When the first array job is finished, you only need to modify the –J definition in the batch job file into from:

   #BSUB -J my_job[1001-2000]

to run the next 1000 jobs.

Furthermore, it is often reasonable and polite to limit the number of subjobs that can be executed simultaneously. This is done with definition:

   #BSUB -J my_job[index_definition]%max_run_number

For example, if the subjobs read and/or write data frequently, it may be more effective to limit the number of simultaneous processes in order to avoid overloading the file system of Murska. Licensed software tools, like Gold or Dmol3, are another case where limiting is needed. In these cases limiting is used to ensure that capacity of the license is not exceeded as this would cause most of the subjobs to fail.


The following line would send 1000 subjobs but allow only 128 subjobs to be in execution in the same time.
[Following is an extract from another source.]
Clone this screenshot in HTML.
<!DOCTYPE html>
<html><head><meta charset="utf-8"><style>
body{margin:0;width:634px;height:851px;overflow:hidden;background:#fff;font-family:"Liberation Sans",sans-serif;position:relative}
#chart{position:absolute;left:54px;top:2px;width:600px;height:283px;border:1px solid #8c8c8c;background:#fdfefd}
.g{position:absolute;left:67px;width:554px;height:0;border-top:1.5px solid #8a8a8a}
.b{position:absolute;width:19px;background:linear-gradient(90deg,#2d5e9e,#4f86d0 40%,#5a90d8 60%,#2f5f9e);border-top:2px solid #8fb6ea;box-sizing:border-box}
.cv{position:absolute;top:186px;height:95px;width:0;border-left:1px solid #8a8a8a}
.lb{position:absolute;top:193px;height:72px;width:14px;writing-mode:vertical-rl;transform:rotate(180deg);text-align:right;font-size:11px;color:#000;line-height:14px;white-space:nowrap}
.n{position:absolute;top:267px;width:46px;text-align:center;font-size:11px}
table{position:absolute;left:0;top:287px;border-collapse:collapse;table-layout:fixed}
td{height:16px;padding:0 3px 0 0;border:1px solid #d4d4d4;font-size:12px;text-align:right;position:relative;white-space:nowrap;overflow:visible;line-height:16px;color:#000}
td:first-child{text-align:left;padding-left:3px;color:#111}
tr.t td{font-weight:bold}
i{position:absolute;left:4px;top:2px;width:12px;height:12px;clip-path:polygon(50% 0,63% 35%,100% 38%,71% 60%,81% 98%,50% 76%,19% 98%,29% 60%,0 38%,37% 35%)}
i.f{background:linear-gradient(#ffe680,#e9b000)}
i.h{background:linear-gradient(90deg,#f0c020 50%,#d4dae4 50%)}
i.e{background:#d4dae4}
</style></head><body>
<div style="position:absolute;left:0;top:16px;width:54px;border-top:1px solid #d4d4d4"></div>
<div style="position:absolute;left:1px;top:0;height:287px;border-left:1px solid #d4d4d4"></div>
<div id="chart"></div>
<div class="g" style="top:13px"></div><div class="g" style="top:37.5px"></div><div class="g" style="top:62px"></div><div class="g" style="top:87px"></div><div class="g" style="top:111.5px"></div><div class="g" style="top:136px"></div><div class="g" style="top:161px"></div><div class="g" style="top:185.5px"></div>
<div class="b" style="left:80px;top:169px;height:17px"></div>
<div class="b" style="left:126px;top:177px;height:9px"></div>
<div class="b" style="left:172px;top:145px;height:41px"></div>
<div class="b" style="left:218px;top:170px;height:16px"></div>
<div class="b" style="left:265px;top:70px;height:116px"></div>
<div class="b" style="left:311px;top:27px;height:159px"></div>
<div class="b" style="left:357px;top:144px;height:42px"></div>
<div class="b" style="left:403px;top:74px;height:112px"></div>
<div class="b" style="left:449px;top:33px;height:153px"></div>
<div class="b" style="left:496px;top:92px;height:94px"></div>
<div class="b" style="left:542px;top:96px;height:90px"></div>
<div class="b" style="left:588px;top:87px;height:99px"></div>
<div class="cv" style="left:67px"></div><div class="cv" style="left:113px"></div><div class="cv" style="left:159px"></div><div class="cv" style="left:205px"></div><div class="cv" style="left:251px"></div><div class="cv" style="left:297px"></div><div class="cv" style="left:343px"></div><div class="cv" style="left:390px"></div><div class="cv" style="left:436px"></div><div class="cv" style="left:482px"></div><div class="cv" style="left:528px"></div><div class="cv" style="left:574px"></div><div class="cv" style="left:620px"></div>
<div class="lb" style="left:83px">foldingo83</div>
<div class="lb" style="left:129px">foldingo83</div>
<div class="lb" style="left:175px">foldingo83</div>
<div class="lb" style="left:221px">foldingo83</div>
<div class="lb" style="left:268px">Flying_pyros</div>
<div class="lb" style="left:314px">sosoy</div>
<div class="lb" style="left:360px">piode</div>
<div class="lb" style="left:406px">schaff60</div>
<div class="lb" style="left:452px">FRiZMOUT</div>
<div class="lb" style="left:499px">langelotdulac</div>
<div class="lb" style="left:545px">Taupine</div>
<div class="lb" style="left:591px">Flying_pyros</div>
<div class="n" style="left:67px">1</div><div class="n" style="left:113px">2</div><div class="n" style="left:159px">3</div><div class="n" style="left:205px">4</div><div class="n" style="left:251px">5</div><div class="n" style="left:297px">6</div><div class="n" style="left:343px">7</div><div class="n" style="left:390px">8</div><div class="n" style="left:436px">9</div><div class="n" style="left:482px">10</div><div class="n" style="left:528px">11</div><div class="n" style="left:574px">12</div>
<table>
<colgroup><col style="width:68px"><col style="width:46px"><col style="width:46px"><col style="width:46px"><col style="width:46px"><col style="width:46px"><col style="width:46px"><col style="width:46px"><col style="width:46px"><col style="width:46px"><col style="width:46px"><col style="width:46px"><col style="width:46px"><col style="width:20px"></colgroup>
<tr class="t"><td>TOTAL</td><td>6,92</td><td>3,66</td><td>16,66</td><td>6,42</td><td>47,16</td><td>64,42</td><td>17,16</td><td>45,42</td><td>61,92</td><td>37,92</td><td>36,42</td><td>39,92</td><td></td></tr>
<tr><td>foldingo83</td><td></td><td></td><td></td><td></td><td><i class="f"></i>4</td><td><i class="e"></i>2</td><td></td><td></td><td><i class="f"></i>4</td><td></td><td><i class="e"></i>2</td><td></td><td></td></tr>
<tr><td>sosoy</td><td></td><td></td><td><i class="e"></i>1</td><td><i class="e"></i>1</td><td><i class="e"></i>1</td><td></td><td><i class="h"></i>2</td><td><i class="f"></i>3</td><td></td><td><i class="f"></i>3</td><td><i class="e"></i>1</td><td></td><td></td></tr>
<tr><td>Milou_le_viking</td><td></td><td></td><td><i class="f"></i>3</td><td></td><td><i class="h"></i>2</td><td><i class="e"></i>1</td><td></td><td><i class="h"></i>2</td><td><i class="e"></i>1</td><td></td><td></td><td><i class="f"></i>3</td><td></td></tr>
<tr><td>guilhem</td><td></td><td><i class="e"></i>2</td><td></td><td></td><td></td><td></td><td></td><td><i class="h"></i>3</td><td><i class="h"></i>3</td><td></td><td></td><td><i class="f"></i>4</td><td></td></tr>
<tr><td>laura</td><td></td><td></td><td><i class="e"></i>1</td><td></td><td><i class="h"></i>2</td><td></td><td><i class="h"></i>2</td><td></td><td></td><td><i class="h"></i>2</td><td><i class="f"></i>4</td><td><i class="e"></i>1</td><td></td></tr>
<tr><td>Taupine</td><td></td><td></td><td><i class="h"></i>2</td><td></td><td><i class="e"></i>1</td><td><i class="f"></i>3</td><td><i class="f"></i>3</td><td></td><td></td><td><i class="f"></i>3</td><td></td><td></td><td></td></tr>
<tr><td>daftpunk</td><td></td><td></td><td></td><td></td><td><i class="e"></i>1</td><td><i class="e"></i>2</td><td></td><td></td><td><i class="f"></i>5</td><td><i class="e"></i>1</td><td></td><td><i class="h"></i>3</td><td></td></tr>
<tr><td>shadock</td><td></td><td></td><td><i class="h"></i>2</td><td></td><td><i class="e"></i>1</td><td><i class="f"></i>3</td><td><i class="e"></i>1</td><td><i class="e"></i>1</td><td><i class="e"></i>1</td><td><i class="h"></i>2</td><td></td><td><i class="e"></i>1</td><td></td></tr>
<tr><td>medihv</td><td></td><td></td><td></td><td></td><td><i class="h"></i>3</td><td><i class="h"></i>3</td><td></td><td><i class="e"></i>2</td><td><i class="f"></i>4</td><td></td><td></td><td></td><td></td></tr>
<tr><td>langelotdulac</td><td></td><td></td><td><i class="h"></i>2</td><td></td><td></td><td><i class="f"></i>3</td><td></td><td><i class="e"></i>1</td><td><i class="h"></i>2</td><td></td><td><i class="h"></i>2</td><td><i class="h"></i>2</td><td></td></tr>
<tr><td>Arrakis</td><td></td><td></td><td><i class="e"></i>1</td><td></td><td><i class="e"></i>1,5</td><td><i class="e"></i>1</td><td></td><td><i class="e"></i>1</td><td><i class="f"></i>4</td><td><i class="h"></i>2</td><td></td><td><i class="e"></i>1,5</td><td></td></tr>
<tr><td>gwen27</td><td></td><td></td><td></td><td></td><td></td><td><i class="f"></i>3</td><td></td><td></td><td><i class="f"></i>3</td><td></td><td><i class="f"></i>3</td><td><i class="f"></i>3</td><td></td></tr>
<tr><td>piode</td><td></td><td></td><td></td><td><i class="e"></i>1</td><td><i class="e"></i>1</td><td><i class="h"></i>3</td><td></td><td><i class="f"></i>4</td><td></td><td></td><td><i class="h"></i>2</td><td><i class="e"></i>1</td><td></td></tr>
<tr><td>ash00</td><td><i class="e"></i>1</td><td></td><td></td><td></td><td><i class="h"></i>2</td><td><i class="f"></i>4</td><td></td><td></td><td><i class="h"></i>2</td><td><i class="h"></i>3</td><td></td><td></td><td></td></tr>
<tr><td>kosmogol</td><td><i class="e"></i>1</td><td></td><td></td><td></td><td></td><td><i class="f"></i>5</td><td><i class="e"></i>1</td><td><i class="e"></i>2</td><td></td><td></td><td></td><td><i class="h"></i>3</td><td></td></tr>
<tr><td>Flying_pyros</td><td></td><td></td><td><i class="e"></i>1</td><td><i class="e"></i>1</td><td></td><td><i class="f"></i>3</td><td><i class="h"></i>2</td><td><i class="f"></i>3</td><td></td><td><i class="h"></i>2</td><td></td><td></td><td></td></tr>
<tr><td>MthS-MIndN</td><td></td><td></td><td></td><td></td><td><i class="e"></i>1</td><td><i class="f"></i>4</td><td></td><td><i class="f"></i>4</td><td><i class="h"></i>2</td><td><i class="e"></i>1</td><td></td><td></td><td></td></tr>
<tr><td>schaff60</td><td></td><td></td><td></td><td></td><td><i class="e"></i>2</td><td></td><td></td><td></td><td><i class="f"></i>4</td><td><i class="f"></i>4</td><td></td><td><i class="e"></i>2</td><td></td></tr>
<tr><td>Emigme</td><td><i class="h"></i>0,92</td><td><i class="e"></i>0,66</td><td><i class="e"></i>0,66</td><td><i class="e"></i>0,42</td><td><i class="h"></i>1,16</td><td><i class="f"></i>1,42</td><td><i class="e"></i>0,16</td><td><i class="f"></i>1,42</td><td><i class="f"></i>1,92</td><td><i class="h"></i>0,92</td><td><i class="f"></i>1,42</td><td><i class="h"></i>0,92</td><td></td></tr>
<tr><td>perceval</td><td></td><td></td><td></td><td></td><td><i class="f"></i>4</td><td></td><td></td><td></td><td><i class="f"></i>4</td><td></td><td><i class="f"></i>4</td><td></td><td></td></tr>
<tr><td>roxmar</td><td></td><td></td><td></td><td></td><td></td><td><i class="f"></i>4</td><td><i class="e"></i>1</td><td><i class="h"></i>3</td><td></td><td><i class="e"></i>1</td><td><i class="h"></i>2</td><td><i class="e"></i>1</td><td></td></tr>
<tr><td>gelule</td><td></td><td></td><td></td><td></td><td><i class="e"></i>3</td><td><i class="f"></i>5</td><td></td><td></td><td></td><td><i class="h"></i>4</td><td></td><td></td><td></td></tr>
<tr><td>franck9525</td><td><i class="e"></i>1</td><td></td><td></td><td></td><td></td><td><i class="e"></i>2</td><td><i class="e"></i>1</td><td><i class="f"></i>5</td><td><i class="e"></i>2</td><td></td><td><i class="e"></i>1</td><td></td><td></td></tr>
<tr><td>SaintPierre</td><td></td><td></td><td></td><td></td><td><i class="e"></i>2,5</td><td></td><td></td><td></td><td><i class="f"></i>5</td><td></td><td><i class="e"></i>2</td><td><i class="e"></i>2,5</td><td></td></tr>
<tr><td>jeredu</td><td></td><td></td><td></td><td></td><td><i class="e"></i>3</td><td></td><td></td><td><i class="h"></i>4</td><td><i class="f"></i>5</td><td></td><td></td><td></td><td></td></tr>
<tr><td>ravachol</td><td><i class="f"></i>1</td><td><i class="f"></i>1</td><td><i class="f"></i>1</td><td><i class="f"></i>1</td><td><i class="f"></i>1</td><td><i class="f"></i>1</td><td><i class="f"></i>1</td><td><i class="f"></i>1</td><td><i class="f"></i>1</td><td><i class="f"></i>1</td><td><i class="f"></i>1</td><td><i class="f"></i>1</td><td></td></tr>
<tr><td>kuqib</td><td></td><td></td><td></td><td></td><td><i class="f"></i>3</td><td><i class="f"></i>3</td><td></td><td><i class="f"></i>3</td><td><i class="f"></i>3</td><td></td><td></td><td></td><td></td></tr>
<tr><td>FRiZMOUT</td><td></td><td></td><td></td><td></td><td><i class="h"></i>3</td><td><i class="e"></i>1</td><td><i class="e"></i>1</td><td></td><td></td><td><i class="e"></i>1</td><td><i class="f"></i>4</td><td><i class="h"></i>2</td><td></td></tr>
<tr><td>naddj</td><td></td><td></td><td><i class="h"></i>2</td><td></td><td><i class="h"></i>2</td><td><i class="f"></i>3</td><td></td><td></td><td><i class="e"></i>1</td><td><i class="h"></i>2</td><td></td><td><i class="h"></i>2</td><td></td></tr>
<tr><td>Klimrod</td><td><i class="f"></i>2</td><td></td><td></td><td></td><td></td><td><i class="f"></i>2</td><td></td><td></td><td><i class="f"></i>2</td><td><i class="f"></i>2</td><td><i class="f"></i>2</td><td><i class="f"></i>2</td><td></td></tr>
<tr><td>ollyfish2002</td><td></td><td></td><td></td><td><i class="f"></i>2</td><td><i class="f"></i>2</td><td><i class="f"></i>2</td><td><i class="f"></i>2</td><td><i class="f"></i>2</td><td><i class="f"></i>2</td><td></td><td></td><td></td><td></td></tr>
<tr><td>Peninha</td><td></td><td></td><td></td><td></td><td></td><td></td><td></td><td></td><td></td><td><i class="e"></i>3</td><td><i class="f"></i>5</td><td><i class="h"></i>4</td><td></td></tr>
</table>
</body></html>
   #BSUB -J my_job[1-1000]%128


More examples of array jobs are given in Running Materials Studio array jobs in Murska, Running Gromacs in Murska, Running Gromacs jobs as an array job or in the grid and in Finnish in Murskan eräajoista ja päivityksestä


Deleting array jobs


Deleting array jobs is done with the bkill command.

   bkill job_id_number


The command above deletes all the subjobs of one array job. You can also delete just part of your job. If we have an array job with jobid 3434 from which we would like to delete subjobs 100-150, we can do so with command

   bkill “3434[100-150]”

Note the obligatory quotation marks in the job definition. If we would like to remove just subjobs 100, 113 and 213, we could do so with command:

   bkill “3434[100,113,213]”

Resubmitting these three subtask could be done by modifying the -J definition in the batch job file into form (note the quotation marks again):

  #BSUB -J “my_job[100, 113, 213]”


By using array jobs overall job throughput time may notably be reduced while still using system resources in a polite manner. Users are encouraged to evaluate array jobs to find most optimal use patterns for their own use cases.